8 Conclusions and Future Work

This paper demonstrates a system that makes it possible to checkpoint/restore MPI applications with long running GPU kernels. Its distinctive feature is the ability to take snapshots without the necessity to wait for kernels completion. To our knowledge, none of the existing resilience tools can do this automatically.

The system is based on the FTI library—one of the standard resilience tools; and it is extended with the kernel interruption mechanism that we have described in [1]. As a result, by using the proposed tool, we significantly reduce the minimal interval at which the snapshots can be taken, making it possible to align the snapshot frequency with the MTBF of the system of interest. We apply our system to the real-word numerical MPI/CUDA application named LULESH. We verify that the proposed system is operational by running a number of snapshot/restores that include GPU data; and we demonstrate that the minimal snapshotting interval actually decreases.
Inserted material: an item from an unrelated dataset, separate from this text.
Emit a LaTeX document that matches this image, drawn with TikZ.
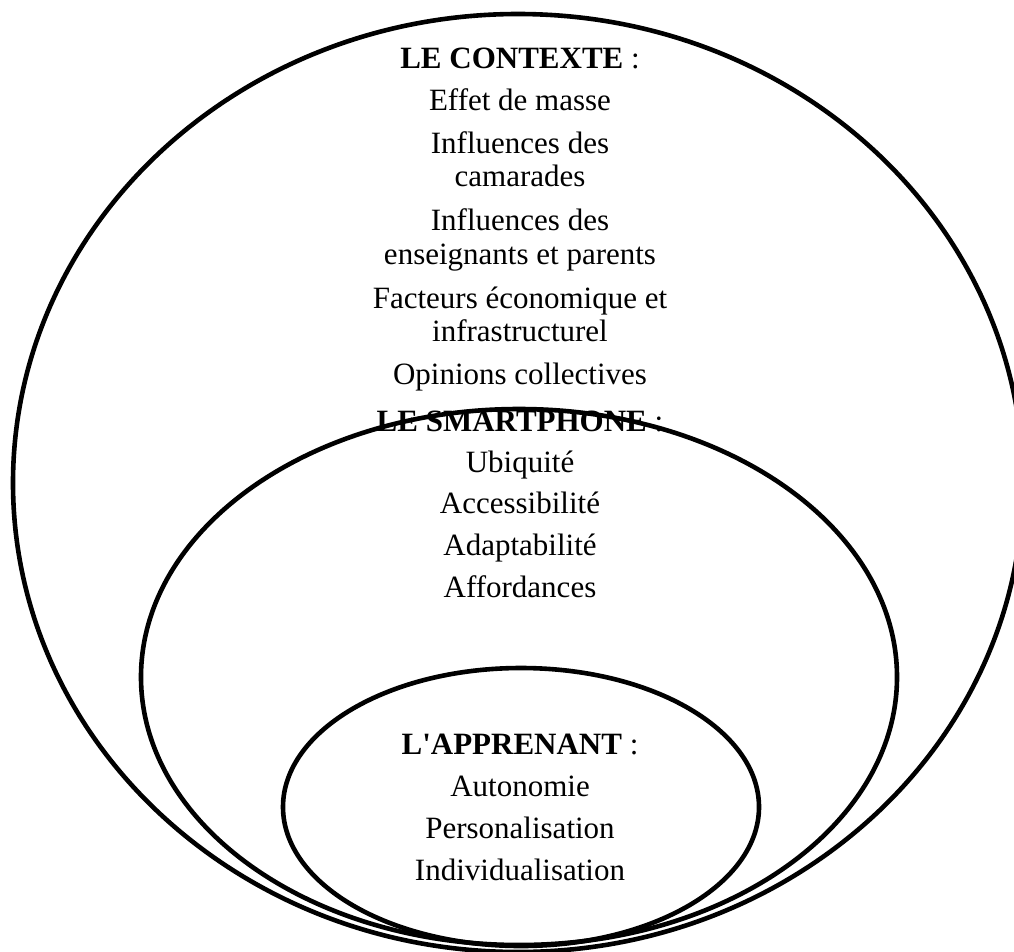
\documentclass[tikz,border=0pt]{standalone}
\usepackage{fontspec}
\setmainfont{Liberation Serif}[Ligatures=TeXOff]
\begin{document}
\begin{tikzpicture}[x=1pt,y=-1pt,
  ring/.style={draw=black,line width=4.6pt},
  txt/.style={anchor=base,inner sep=0pt,font=\fontsize{31}{36}\selectfont}]
\useasboundingbox (0,0) rectangle (1014,951);
\clip (0,0) rectangle (1014,951);
\draw[ring] (518,483) ellipse [x radius=505pt, y radius=469pt];
\draw[ring] (519,677) ellipse [x radius=378pt, y radius=268pt];
\draw[ring] (521,807) ellipse [x radius=238pt, y radius=139pt];
% contexte
\node[txt] (c0) at (520,68) {\textbf{LE CONTEXTE} :};
\node[txt] (c1) at (520,110) {Effet de masse};
\node[txt] (c2) at (520,153) {Influences des};
\node[txt] (c3) at (520,186) {camarades};
\node[txt] (c4) at (520,230) {Influences des};
\node[txt] (c5) at (520,264) {enseignants et parents};
\node[txt] (c6) at (520,308) {Facteurs économique et};
\node[txt] (c7) at (520,341) {infrastructurel};
\node[txt] (c8) at (520,384) {Opinions collectives};
% smartphone
\node[txt] (s0) at (520,431) {\textbf{LE SMARTPHONE} :};
\node[txt] (s1) at (520,472) {Ubiquité};
\node[txt] (s2) at (520,513) {Accessibilité};
\node[txt] (s3) at (520,555) {Adaptabilité};
\node[txt] (s4) at (520,597) {Affordances};
% apprenant
\node[txt] (a0) at (520,754) {\textbf{L'APPRENANT} :};
\node[txt] (a1) at (520,796) {Autonomie};
\node[txt] (a2) at (520,838) {Personalisation};
\node[txt] (a3) at (520,880) {Individualisation};
\end{tikzpicture}
\end{document}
Despite our system being fully operational and production-ready, it comes with a few limitations that immediately guide our future work. Currently, we do not verify that automatic kernel interruption mechanism is safe, assuming that this is a job of a programmer. For example, if a kernel uses explicit intra-block synchronisation, our mechanism may introduce a deadlock. This is less of a problem for CUDA systems prior to the version 9, as intra-block synchronisation was not supported, and use of manual spinlocks are not advised by the manual. Latest CUDA architectures allow for such synchronisations which we would like to attempt to detect by means of analysing CUDA kernels. Work is also required to identify and reduce the overhead observed from our extension.

Currently, the time we have to wait to interrupt the running kernel is equal to the time it takes to execute one thread of a kernel. If this time happens to be too large, we need to make our interruption mechanism smarter—we can check for interrupts not only at the beginning of each block, but also while the thread is running. This would require a more sophisticated analysis of kernels, that would take into account dataflow and controlflow.